Task directions:
Extract only the first line of the listing and every line after it up to and including the one with "const bands = bandStarts.map(b". Omit the pictures.

Data lines:
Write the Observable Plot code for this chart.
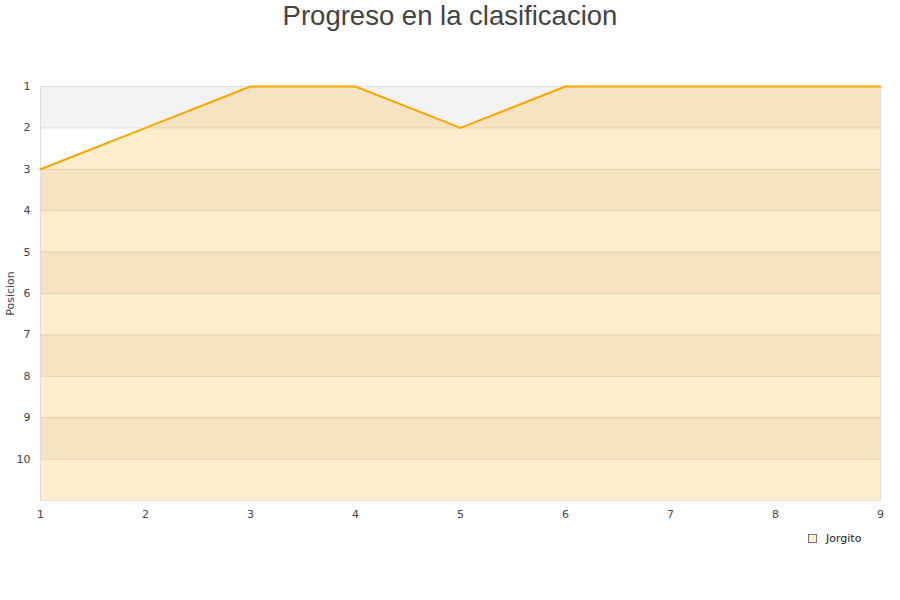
<!DOCTYPE html>
<html>
<head>
<meta charset="utf-8">
<script src="https://cdn.jsdelivr.net/npm/d3@7"></script>
<script src="https://cdn.jsdelivr.net/npm/@observablehq/plot@0.6"></script>
<style>
  body { margin: 0; background: #fff; width: 900px; height: 600px; position: relative; overflow: hidden; }
  #title { position: absolute; left: 0; top: 0; width: 900px; text-align: center; font-family: "Liberation Sans", Arial, sans-serif; font-size: 27.5px; color: #444; line-height: 32px; }
  #chart { position: absolute; left: 0; top: 40px; }
  #legend { position: absolute; left: 808px; top: 532px; font-family: "DejaVu Sans", sans-serif; font-size: 11px; color: #222; display: flex; align-items: center; }
  #legend .sw { width: 7px; height: 7px; border: 1px solid #777; background: #ffedcc; margin-right: 9px; }
</style>
</head>
<body>
<div id="title">Progreso en la clasificacion</div>
<div id="chart"></div>
<div id="legend"><span class="sw"></span><span>Jorgito</span></div>
<script>
const seriesName = "Jorgito";
const jornadas = [1, 2, 3, 4, 5, 6, 7, 8, 9];
const posiciones = [3, 2, 1, 1, 2, 1, 1, 1, 1];
const yTicks = [1, 2, 3, 4, 5, 6, 7, 8, 9, 10];
const bandStarts = [1, 3, 5, 7, 9];

const data = jornadas.map((j, i) => ({ jornada: j, pos: posiciones[i] }));
const bands = bandStarts.map(b => ({ y1: b, y2: b + 1 }));

const plot = Plot.plot({
  width: 900,
  height: 520,
  marginTop: 46,
  marginBottom: 60,
  marginLeft: 40,
  marginRight: 20,
  style: { fontFamily: "DejaVu Sans, sans-serif", fontSize: "11px", color: "#444", background: "transparent" },
  x: { domain: [1, 9], ticks: jornadas, tickSize: 0, tickPadding: 10, label: null, tickFormat: d => String(d) },
  y: { domain: [1, 11], reverse: true, ticks: yTicks, tickSize: 0, tickPadding: 10, label: "Posicion", labelAnchor: "center", labelArrow: "none", labelOffset: 34, tickFormat: d => String(d) },
  marks: [
    Plot.rectY(bands, { x1: 1, x2: 9, y1: "y1", y2: "y2", fill: "#f3f3f3" }),
    Plot.ruleY(yTicks, { stroke: "#dddddd" }),
    Plot.areaY(data, { x: "jornada", y1: 11, y2: "pos", fill: "#ffa500", fillOpacity: 0.2 }),
    Plot.frame({ stroke: "#dddddd" }),
    Plot.lineY(data, { x: "jornada", y: "pos", stroke: "#ffa500", strokeWidth: 2 })
  ]
});
document.getElementById("chart").appendChild(plot);
</script>
</body>
</html>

Answer in full:
Write the Observable Plot code for this chart.
<!DOCTYPE html>
<html>
<head>
<meta charset="utf-8">
<script src="https://cdn.jsdelivr.net/npm/d3@7"></script>
<script src="https://cdn.jsdelivr.net/npm/@observablehq/plot@0.6"></script>
<style>
  body { margin: 0; background: #fff; width: 900px; height: 600px; position: relative; overflow: hidden; }
  #title { position: absolute; left: 0; top: 0; width: 900px; text-align: center; font-family: "Liberation Sans", Arial, sans-serif; font-size: 27.5px; color: #444; line-height: 32px; }
  #chart { position: absolute; left: 0; top: 40px; }
  #legend { position: absolute; left: 808px; top: 532px; font-family: "DejaVu Sans", sans-serif; font-size: 11px; color: #222; display: flex; align-items: center; }
  #legend .sw { width: 7px; height: 7px; border: 1px solid #777; background: #ffedcc; margin-right: 9px; }
</style>
</head>
<body>
<div id="title">Progreso en la clasificacion</div>
<div id="chart"></div>
<div id="legend"><span class="sw"></span><span>Jorgito</span></div>
<script>
const seriesName = "Jorgito";
const jornadas = [1, 2, 3, 4, 5, 6, 7, 8, 9];
const posiciones = [3, 2, 1, 1, 2, 1, 1, 1, 1];
const yTicks = [1, 2, 3, 4, 5, 6, 7, 8, 9, 10];
const bandStarts = [1, 3, 5, 7, 9];

const data = jornadas.map((j, i) => ({ jornada: j, pos: posiciones[i] }));
const bands = bandStarts.map(b => ({ y1: b, y2: b + 1 }));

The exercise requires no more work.